**Records supplied**
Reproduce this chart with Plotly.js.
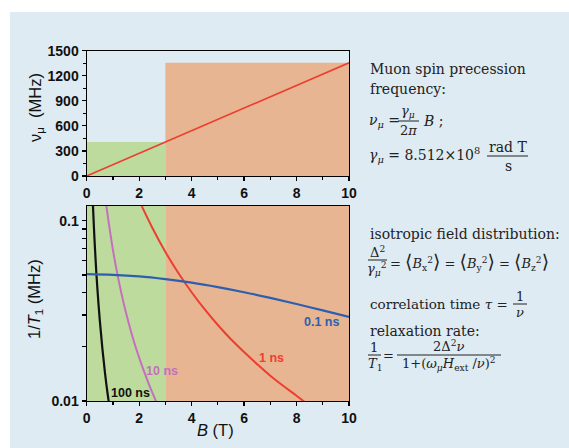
<!DOCTYPE html>
<html>
<head>
<meta charset="utf-8">
<script src="https://cdn.plot.ly/plotly-3.0.1.min.js"></script>
<style>html,body{margin:0;padding:0;background:#fff;}#chart{width:569px;height:448px;}</style>
</head>
<body>
<div id="chart"></div>
<script>
// ---------- data ----------
// regions of field B (T): low field (green) 0-3 T, high field (orange) 3-10 T
const regionB = [0, 3, 10];
// precession frequency (MHz) at region edges
const regionNu = [406, 1355];
// precession line
const lineB = [0, 10];
const lineNu = [0, 1355];

// 1/T1 (MHz) curves
const b100 = [0.23, 0.25, 0.30, 0.35, 0.40, 0.50, 0.60, 0.70, 0.80, 0.85];
const r100 = [0.131, 0.111, 0.0773, 0.0568, 0.0435, 0.0279, 0.0194, 0.0142, 0.0109, 0.0097];

const b10 = [0.74, 0.80, 1.0, 1.2, 1.4, 1.6, 1.8, 2.0, 2.2, 2.4, 2.6, 2.7];
const r10 = [0.124, 0.107, 0.0688, 0.0480, 0.0353, 0.0271, 0.0214, 0.0174, 0.0144, 0.0121, 0.0103, 0.0095];

const b1 = [2.1, 2.5, 3.0, 3.5, 4.0, 4.5, 5.0, 5.5, 6.0, 6.5, 7.0, 7.5, 8.0, 8.3];
const r1 = [0.1204, 0.0914, 0.0671, 0.0511, 0.0401, 0.0322, 0.0264, 0.0220, 0.0187, 0.0160, 0.0138, 0.0121, 0.0107, 0.0099];

const b01 = [0, 1, 2, 3, 4, 5, 6, 7, 8, 9, 10];
const r01 = [0.0505, 0.0501, 0.0491, 0.0474, 0.0453, 0.0428, 0.0401, 0.0373, 0.0345, 0.0318, 0.0293];

const curveNames = ['100 ns', '10 ns', '1 ns', '0.1 ns'];
const topTicks = [0, 300, 600, 900, 1200, 1500];
const xTicks = [0, 2, 4, 6, 8, 10];
const logTicks = [0.01, 0.02, 0.03, 0.04, 0.05, 0.06, 0.07, 0.08, 0.09, 0.1];
const logTickText = ['0.01', '', '', '', '', '', '', '', '', '0.1'];

// ---------- helpers ----------
const W = 569, H = 448;
const px = x => x / W;
const py = y => 1 - y / H;

const green = '#bddb9c';
const orange = '#e7b592';
const bg = '#deebf3';
const cRed = '#ee3e2f', cBlue = '#2e5faf', cPurple = '#c66fc1', cBlack = '#111111';

function rect(x0, x1, y0, y1, color, xa, ya) {
  return {x: [x0, x1, x1, x0, x0], y: [y0, y0, y1, y1, y0], xaxis: xa, yaxis: ya,
          mode: 'lines', fill: 'toself', fillcolor: color, line: {width: 0, color: color},
          hoverinfo: 'skip', showlegend: false};
}

const traces = [
  rect(regionB[0], regionB[1], 0, regionNu[0], green, 'x', 'y'),
  rect(regionB[1], regionB[2], 0, regionNu[1], orange, 'x', 'y'),
  {x: lineB, y: lineNu, xaxis: 'x', yaxis: 'y', mode: 'lines', line: {color: cRed, width: 1.6}, showlegend: false},
  rect(regionB[0], regionB[1], 0.005, 0.5, green, 'x2', 'y2'),
  rect(regionB[1], regionB[2], 0.005, 0.5, orange, 'x2', 'y2'),
  {x: b100, y: r100, xaxis: 'x2', yaxis: 'y2', mode: 'lines', line: {color: cBlack, width: 2.2, shape: 'spline'}, name: curveNames[0], showlegend: false},
  {x: b10, y: r10, xaxis: 'x2', yaxis: 'y2', mode: 'lines', line: {color: cPurple, width: 2, shape: 'spline'}, name: curveNames[1], showlegend: false},
  {x: b1, y: r1, xaxis: 'x2', yaxis: 'y2', mode: 'lines', line: {color: cRed, width: 2, shape: 'spline'}, name: curveNames[2], showlegend: false},
  {x: b01, y: r01, xaxis: 'x2', yaxis: 'y2', mode: 'lines', line: {color: cBlue, width: 2.2, shape: 'spline'}, name: curveNames[3], showlegend: false}
];

const tickFont = {family: 'Liberation Sans, Arial, sans-serif', size: 14, color: '#111', weight: 'bold'};
const axisCommon = {showgrid: false, zeroline: false, showline: true, linecolor: '#000', linewidth: 1.2,
  mirror: true, ticks: 'outside', ticklen: 4, tickwidth: 1.2, tickcolor: '#000', tickfont: tickFont, fixedrange: true};

const xDom = [px(86.7), px(349)];

const serif = 'DejaVu Serif, serif';
const fs = 14;
function txt(text, x, y, anchor, size, color) {
  return {text: text, x: px(x), y: py(y), xref: 'paper', yref: 'paper', xanchor: anchor || 'left', yanchor: 'middle',
          showarrow: false, font: {family: serif, size: size || fs, color: color || '#222'}};
}
function bar(x0, x1, y) {
  return {type: 'line', xref: 'paper', yref: 'paper', x0: px(x0), x1: px(x1), y0: py(y), y1: py(y), line: {color: '#222', width: 1}};
}
const lb = '<span style="font-size:19px">⟨</span>';
const rb = '<span style="font-size:19px">⟩</span>';

const sansT = 'Liberation Sans, Arial, sans-serif';
const annotations = [
  // axis titles
  {text: 'ν<sub>μ</sub>  (MHz)', x: px(36), y: py(108), xref: 'paper', yref: 'paper', textangle: -90, showarrow: false,
   xanchor: 'center', yanchor: 'middle', font: {family: sansT, size: 16.5, color: '#111'}},
  {text: '1/<i>T</i><sub>1</sub> (MHz)', x: px(35), y: py(299), xref: 'paper', yref: 'paper', textangle: -90, showarrow: false,
   xanchor: 'center', yanchor: 'middle', font: {family: sansT, size: 16.5, color: '#111'}},
  {text: '<i>B</i> (T)', x: px(215), y: py(430), xref: 'paper', yref: 'paper', showarrow: false,
   xanchor: 'center', yanchor: 'middle', font: {family: sansT, size: 16.5, color: '#111'}},
  // curve labels
  {text: curveNames[3], x: 8.96, y: Math.log10(0.0274), xref: 'x2', yref: 'y2', showarrow: false, xanchor: 'center', yanchor: 'middle',
   font: {family: sansT, size: 12.5, color: cBlue, weight: 'bold'}},
  {text: curveNames[2], x: 7.05, y: Math.log10(0.01726), xref: 'x2', yref: 'y2', showarrow: false, xanchor: 'center', yanchor: 'middle',
   font: {family: sansT, size: 12.5, color: cRed, weight: 'bold'}},
  {text: curveNames[1], x: 2.86, y: Math.log10(0.01466), xref: 'x2', yref: 'y2', showarrow: false, xanchor: 'center', yanchor: 'middle',
   font: {family: sansT, size: 12.5, color: cPurple, weight: 'bold'}},
  {text: curveNames[0], x: 1.66, y: Math.log10(0.0111), xref: 'x2', yref: 'y2', showarrow: false, xanchor: 'center', yanchor: 'middle',
   font: {family: sansT, size: 12.5, color: cBlack, weight: 'bold'}},
  // right text block
  txt('Muon spin precession', 368, 69),
  txt('frequency:', 368, 89),
  txt('<i>ν</i><sub><i>μ</i></sub> =', 367, 121),
  txt('<i>γ</i><sub><i>μ</i></sub>', 408, 111, 'center', 13),
  txt('2<i>π</i>', 408, 130, 'center', 13),
  txt('<i>B</i> ;', 421, 121),
  txt('<i>γ</i><sub><i>μ</i></sub> = 8.512×10<sup>8</sup>', 367, 155),
  txt('rad T', 508, 147, 'center'),
  txt('s', 508, 166, 'center'),
  txt('isotropic field distribution:', 368, 234),
  txt('Δ<sup>2</sup>', 377, 252, 'center', 13),
  txt('<i>γ</i><sub><i>μ</i></sub><sup>2</sup>', 377, 269, 'center', 13),
  txt('= ' + lb + '<i>B</i><sub>x</sub><sup>2</sup>' + rb + ' = ' + lb + '<i>B</i><sub>y</sub><sup>2</sup>' + rb + ' = ' + lb + '<i>B</i><sub>z</sub><sup>2</sup>' + rb, 388, 261, 'left', 13),
  txt('correlation time <i>τ</i> =', 368, 304, 'left', 13.5),
  txt('1', 520, 296, 'center', 13),
  txt('<i>ν</i>', 520, 312, 'center', 13),
  txt('relaxation rate:', 368, 331),
  txt('1', 374, 347, 'center', 13),
  txt('<i>T</i><sub>1</sub>', 375, 364, 'center', 13),
  txt('=', 388, 355, 'center', 13),
  txt('2Δ<sup>2</sup><i>ν</i>', 448, 346, 'center', 13),
  txt('1+(<i>ω</i><sub><i>μ</i></sub><i>H</i><sub>ext</sub> /<i>ν</i>)<sup>2</sup>', 449, 364, 'center', 13)
];

const shapes = [
  {type: 'rect', xref: 'paper', yref: 'paper', x0: px(10), x1: 1, y0: 0, y1: py(12), fillcolor: bg, line: {width: 0}, layer: 'below'},
  bar(398, 419, 121),
  bar(487, 528, 156),
  bar(368, 387, 260),
  bar(513, 527, 304),
  bar(368, 381, 355),
  bar(397, 501, 355)
];

const layout = {
  width: W, height: H,
  margin: {l: 0, r: 0, t: 0, b: 0},
  paper_bgcolor: '#ffffff',
  plot_bgcolor: 'rgba(0,0,0,0)',
  showlegend: false,
  xaxis: Object.assign({}, axisCommon, {domain: xDom, anchor: 'y', range: [0, 10], tickvals: xTicks,
    minor: {dtick: 1, ticklen: 2.5, tickcolor: '#000', ticks: 'outside'}}),
  yaxis: Object.assign({}, axisCommon, {domain: [py(176), py(50.7)], anchor: 'x', range: [0, 1500], tickvals: topTicks,
    minor: {dtick: 150, ticklen: 2.5, tickcolor: '#000', ticks: 'outside'}}),
  xaxis2: Object.assign({}, axisCommon, {domain: xDom, anchor: 'y2', range: [0, 10], tickvals: xTicks,
    minor: {dtick: 1, ticklen: 2.5, tickcolor: '#000', ticks: 'outside'}}),
  yaxis2: Object.assign({}, axisCommon, {domain: [py(401), py(205.7)], anchor: 'x2', type: 'log', range: [-2, -0.917],
    tickvals: logTicks, ticktext: logTickText}),
  annotations: annotations,
  shapes: shapes
};

Plotly.newPlot('chart', traces, layout, {displayModeBar: false, staticPlot: true});
</script>
</body>
</html>
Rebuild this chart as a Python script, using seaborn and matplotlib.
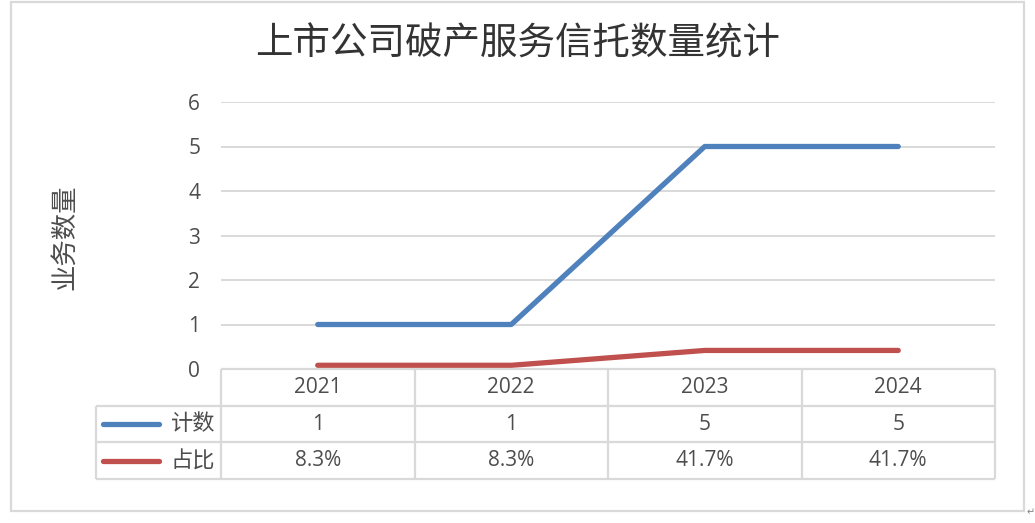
import numpy as np
import pandas as pd
import seaborn as sns
import matplotlib.pyplot as plt
from matplotlib.patches import Rectangle

# Chart data
title = '上市公司破产服务信托数量统计'
y_label = '业务数量'
years = ['2021', '2022', '2023', '2024']
counts = [1, 1, 5, 5]
shares = [0.083, 0.083, 0.417, 0.417]
count_labels = ['1', '1', '5', '5']
share_labels = ['8.3%', '8.3%', '41.7%', '41.7%']
series_names = ['计数', '占比']
y_ticks = [0, 1, 2, 3, 4, 5, 6]

blue = '#4f81bd'
red = '#c0504d'
grid_color = '#d9d9d9'
text_color = '#4d4d4d'

sns.set_theme(style='white')
plt.rcParams['font.family'] = ['Open Sans', 'Noto Sans CJK SC', 'DejaVu Sans']

W, H = 1035, 523
fig = plt.figure(figsize=(W / 100, H / 100), dpi=100)


def fx(px):
    return px / W


def fy(py):
    return 1 - py / H


# Main line chart
ax = fig.add_axes([fx(221), fy(369), fx(995) - fx(221), fy(102) - fy(369)])
pos = np.arange(len(years))
df = pd.DataFrame({
    'pos': np.concatenate([pos, pos]),
    'value': counts + shares,
    'series': [series_names[0]] * len(years) + [series_names[1]] * len(years),
})
sns.lineplot(data=df, x='pos', y='value', hue='series', palette=[blue, red],
             linewidth=3.8, legend=False, ax=ax)
for ln in ax.lines:
    ln.set_solid_capstyle('round')
    ln.set_solid_joinstyle('round')
    ln.set_zorder(3)

ax.set_xlim(-0.5, len(years) - 0.5)
ax.set_ylim(0, 6)
ax.set_yticks(y_ticks)
ax.set_xticks([])
ax.set_xlabel('')
ax.set_ylabel('')
ax.yaxis.grid(True, color=grid_color, lw=1.4)
ax.set_axisbelow(True)
for s in ax.spines.values():
    s.set_visible(False)
ax.tick_params(axis='y', length=0, pad=15, labelsize=15, labelcolor=text_color)

# Data table below the chart
unit_px = (995 - 221) / len(years)
left = -0.5 - (221 - 96) / unit_px
tab = fig.add_axes([fx(96), fy(479), fx(995) - fx(96), fy(369) - fy(479)])
tab.set_xlim(left, len(years) - 0.5)
tab.set_ylim(3, 0)
tab.axis('off')

lc = dict(color=grid_color, lw=1.6, clip_on=False)
tab.hlines([1, 2, 3], left, len(years) - 0.5, **lc)
tab.hlines(0, -0.5, len(years) - 0.5, **lc)
tab.vlines(np.arange(len(years) + 1) - 0.5, 0, 3, **lc)
tab.vlines(left, 1, 3, **lc)

for i in range(len(years)):
    tab.text(i, 0.5, years[i], ha='center', va='center', fontsize=15, color=text_color)
    tab.text(i, 1.5, count_labels[i], ha='center', va='center', fontsize=15, color=text_color)
    tab.text(i, 2.5, share_labels[i], ha='center', va='center', fontsize=15, color=text_color)

for row, name, col in [(1.5, series_names[0], blue), (2.5, series_names[1], red)]:
    tab.plot([left + 7 / unit_px, left + 63 / unit_px], [row, row], color=col,
             lw=3.8, solid_capstyle='round', clip_on=False)
    tab.text(-0.5 - 6 / unit_px, row, name, ha='right', va='center', fontsize=16,
             color=text_color, family=['Noto Sans CJK SC', 'DejaVu Sans'])

# Title and axis label
fig.text(fx(518), fy(44), title, ha='center', va='center', fontsize=27,
         color='#333333', family=['Noto Sans CJK SC', 'DejaVu Sans'])
fig.text(fx(65), fy(237), y_label, ha='center', va='center', rotation=90,
         fontsize=19, color=text_color, family=['Noto Sans CJK SC', 'DejaVu Sans'])

# Outer frame
fig.patches.append(Rectangle((fx(11), fy(511)), fx(1024) - fx(11), fy(2) - fy(511),
                             transform=fig.transFigure, fill=False,
                             edgecolor=grid_color, lw=1.6))
fig.text(fx(1031), fy(512), '↵', ha='center', va='center', fontsize=7,
         color='#808080', family=['DejaVu Sans'])

fig.savefig('out.png', dpi=100)
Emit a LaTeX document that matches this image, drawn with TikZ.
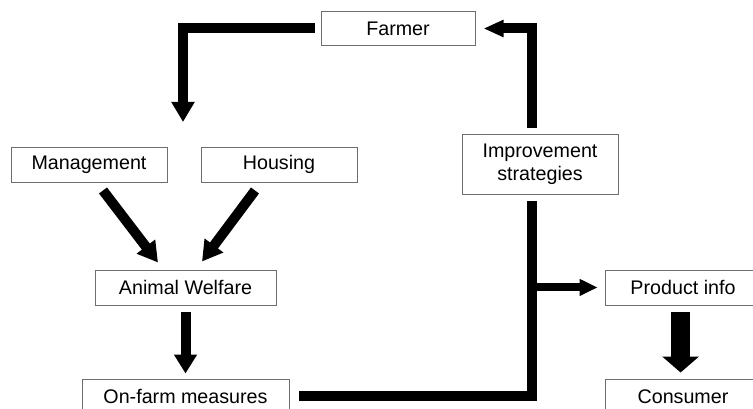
\documentclass[tikz,border=0pt]{standalone}
\usepackage{fontspec}
\setmainfont{Liberation Sans}
\usetikzlibrary{positioning,calc,arrows.meta}
\definecolor{boxgray}{RGB}{110,110,110}

\begin{document}
\begin{tikzpicture}[
  stage/.style={draw=boxgray, line width=0.7pt, fill=white, inner sep=0pt, minimum width=3.9cm, minimum height=0.875cm, font=\fontsize{14}{16.5}\selectfont, align=center},
  flow/.style={-{Triangle[width=0.55cm, length=0.5cm]}, line width=0.25cm, black},
  link/.style={line width=0.25cm, black}
]
  \clip (0,0) rectangle (18.825,10.225);

  \node[stage, minimum width=3.85cm, minimum height=0.85cm] (farmer) at (9.95,9.5125) {Farmer};
  \node[stage] (mgmt) at (2.225,6.1125) {Management};
  \node[stage] (housing) at (6.975,6.1125) {Housing};
  \node[stage, minimum height=1.5cm] (improve) at (13.5,6.125) {Improvement\\strategies};
  \node[stage, minimum width=4.525cm] (welfare) at (4.6375,3.0375) {Animal Welfare};
  \node[stage, minimum width=5.175cm] (onfarm) at (4.6375,0.3125) {On-farm measures};
  \node[stage] (prodinfo) at (17.075,3.0375) {Product info};
  \node[stage] (consumer) at (17.075,0.3125) {Consumer};

  \coordinate (drop) at (4.575,7.175);
  \coordinate (branch) at ([xshift=-0.2cm]improve.south |- prodinfo.west);

  \draw[flow] ([xshift=-0.15cm]farmer.west) -| (drop);
  \draw[flow, -{Triangle[width=0.4cm, length=0.5cm]}] ([xshift=-0.2cm, yshift=0.15cm]improve.north) |- ([xshift=0.2cm]farmer.east);
  \draw[flow] ($(mgmt.south)+(0.35,-0.2)$) -- ($(welfare.north)+(-0.6875,0.175)$);
  \draw[flow] ($(housing.south)+(-0.6,-0.2)$) -- ($(welfare.north)+(0.4125,0.2)$);
  \draw[flow, -{Triangle[width=0.55cm, length=0.475cm]}] ([yshift=-0.175cm]welfare.south) -- ([yshift=0.125cm]onfarm.north);
  \draw[link] ([xshift=0.25cm]onfarm.east) -| ([xshift=-0.2cm, yshift=-0.175cm]improve.south);
  \draw[flow, line width=0.2cm, -{Triangle[width=0.4cm, length=0.45cm]}] (branch) -- ([xshift=-0.175cm]prodinfo.west);
  \draw[flow, line width=0.475cm, -{Triangle[width=0.9cm, length=0.4cm]}] ([xshift=-0.06cm, yshift=-0.175cm]prodinfo.south) -- ([xshift=-0.06cm, yshift=0.15cm]consumer.north);
\end{tikzpicture}
\end{document}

**What the task asks**
Transcribe, leaving out pictures, each line from the one containing "Emit a LaTeX" through the one containing "([xshift=-0.2cm]improve.south |- prodinfo.west);".

**Task response**
Emit a LaTeX document that matches this image, drawn with TikZ.
\documentclass[tikz,border=0pt]{standalone}
\usepackage{fontspec}
\setmainfont{Liberation Sans}
\usetikzlibrary{positioning,calc,arrows.meta}
\definecolor{boxgray}{RGB}{110,110,110}

\begin{document}
\begin{tikzpicture}[
  stage/.style={draw=boxgray, line width=0.7pt, fill=white, inner sep=0pt, minimum width=3.9cm, minimum height=0.875cm, font=\fontsize{14}{16.5}\selectfont, align=center},
  flow/.style={-{Triangle[width=0.55cm, length=0.5cm]}, line width=0.25cm, black},
  link/.style={line width=0.25cm, black}
]
  \clip (0,0) rectangle (18.825,10.225);

  \node[stage, minimum width=3.85cm, minimum height=0.85cm] (farmer) at (9.95,9.5125) {Farmer};
  \node[stage] (mgmt) at (2.225,6.1125) {Management};
  \node[stage] (housing) at (6.975,6.1125) {Housing};
  \node[stage, minimum height=1.5cm] (improve) at (13.5,6.125) {Improvement\\strategies};
  \node[stage, minimum width=4.525cm] (welfare) at (4.6375,3.0375) {Animal Welfare};
  \node[stage, minimum width=5.175cm] (onfarm) at (4.6375,0.3125) {On-farm measures};
  \node[stage] (prodinfo) at (17.075,3.0375) {Product info};
  \node[stage] (consumer) at (17.075,0.3125) {Consumer};

  \coordinate (drop) at (4.575,7.175);
  \coordinate (branch) at ([xshift=-0.2cm]improve.south |- prodinfo.west);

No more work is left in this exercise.